Books
August, 1956
Along toward the end of his morbidly engrossing and brilliantly written novel, A Walk on the Wild Side (Farrar, Straus and Cudahy, $4.50), author Nelson Algren says of his characters, "Hardly a stone so small but was big enough to trip them up and when they fell they fell all the way ... They slept only with women whose troubles were worse than their own. In jail or out, they were forever shaking somebody else's jolt, copping somebody else's plea, serving somebody else's time ... Lovers, secfiends, bugs in flight, the tricked, the maimed, the tortured, the terribly fallen and the sly. All those who are wired to nobody, and for whom nobody prays."
When they fell they fell all the way, but none of them had far to fall. From Dove, the illiterate stud who showed off his prowess for pay, to the double amputee who was his nemesis, every character in this picaresque novel of depression horrors is a gone goose from the start. But one must deny that no one prays for them: Algren does -- which is the saving grace of this seamy excursion into New Orleans' lower depths. In following his tragi-comic hero, Dove, in his flight from nothing to nowhere, Algren's passionate pity shines through the murk of flop houses, bagnios, jails, hobo jungles and box cars like a beacon, not of hope -- Algren is a realist -- but of true-seeing anger. And what's he mad at? Primarily, middle-class hypocrisy, smugness, a blindly selfish world which fine-grinds the already pulverized. The book is pungent medicine for the small of heart.
We, like Omar, have long wondered what the vintners could possibly buy one half so precious as the stuff they sell. The answer is not in Philip Wagner's American Wines and Wine Making (Knopf, $4.50), but just about every other bit of U. S. wine lore is. The book is a combination history, buyer's tip sheet, do-it-yourselfer and paean to the Yankee grape (with French roots). You'll be happy to hear, as we were, that commercial wine production in California alone has zoomed to 150,000,000 gallons of the jeweled juice a year, and that making wine in your own pad is about as simple as boiling water and twice as much fun. A thorough digestion of this volume, coupled with Alexis Lichine's tight little classic, Wines of France (Knopf, $4), will probably tag you the wisest winophile in the neighborhood.
The world of Ring Lardner spanned more than the geography of his travels from his birthplace, Niles, Michigan, to his final home on Long Island. It encompassed the peace and solid contentment of upper-middle-class life at the turn of the century; the ripsnorting heyday of Chicago newspapering, high life and high jinx with the gilded darlings of the Twenties; and final culmination, at 48, during the chaos of the Thirties.
Ring's was a varied and highly productive life. As humorist, columnist, sports reporter, he set styles in writing and created a baseball mythology which still exerts powerful influences on today's writers.
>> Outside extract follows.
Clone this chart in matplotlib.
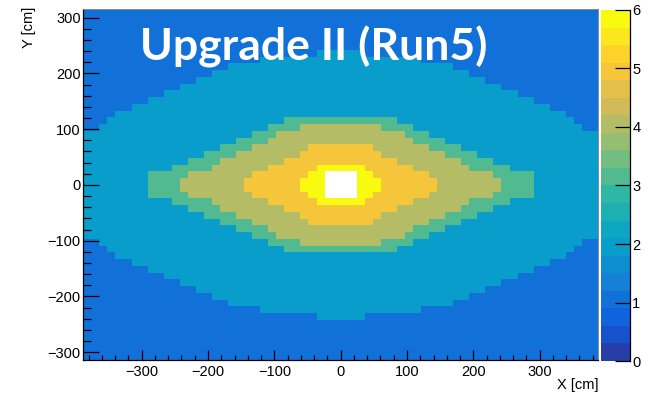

All this, plus his excursions into play writing, his marriage, his happy home life, his triumphs -- and then his troubles (liquor, TB) are lovingly and painstakingly recreated by a biographer who grew up in Lardner's home town of Niles. It will take more than a casual interest, however, to tempt one to plow through the 400-odd pages of Donald Elder's Ring Lardner (Doubleday, $4.75). The prose is too measured, the details too detailed, the view too adulatory to make the author of You Know Me, Al come to life, though the facts are doubtless all there.
What Aubrey Menen started with The Abode of Love (Playboy After Hours, July, 1956), Cyril Pearl has finished with his fetchingly-titled treatise, The Girl with the Swansdown Seat (Bobbs-Merrill, $3.75). Both books -- but particularly Pearl's -- do a great job of exploding, with considerable charm and wit, "the flimsy but enduring legend of Victorian virtue." Our starchy impression of Victorian England is not supported by facts, says prober Pearl: it was promulgated by the Victorian novel, "a formalized, sentimental parody of life, purged of all passion and flesh." He paints his own picture of 19th Century England: a racy picture of prostitutes, pornography, nude mixed bathing on public beaches and a surprisingly earthy, near-Elizabethan attitude toward sex. The girl with the swansdown seat? Well, it's not quite what you're thinking: the girl was known as Skittles, she was a whore of immense popularity, and among the myriad attractions of her sumptuous house was a beautiful john. The seat of same was padded -- with swansdown.
Summa Cum Laughter (Waldorf, $3) is a collection of jokes and cartoons, some funny, some not so funny, culled from college humor magazines during the last two years. The undergraduates exhibit a zestful -- but sometimes soggy -- enthusiasm for their work. Example: "She criticized my apartment, so I knocked her flat." Another cartoon compendium, this one spoofing the trials of travel, is Happy Holiday (Dodd, Mead, $3.50). Most of the gags are as tired as a tourist, but the book is joyfully saved by the witty, whimsical writings of such guys as Benchley, Leacock, Perelman and Ogden Nash. Benchley's French for Americans and Perelman's Rancors Aweigh are particularly quick cures for deck-chair doldrums or a couple of howling feet.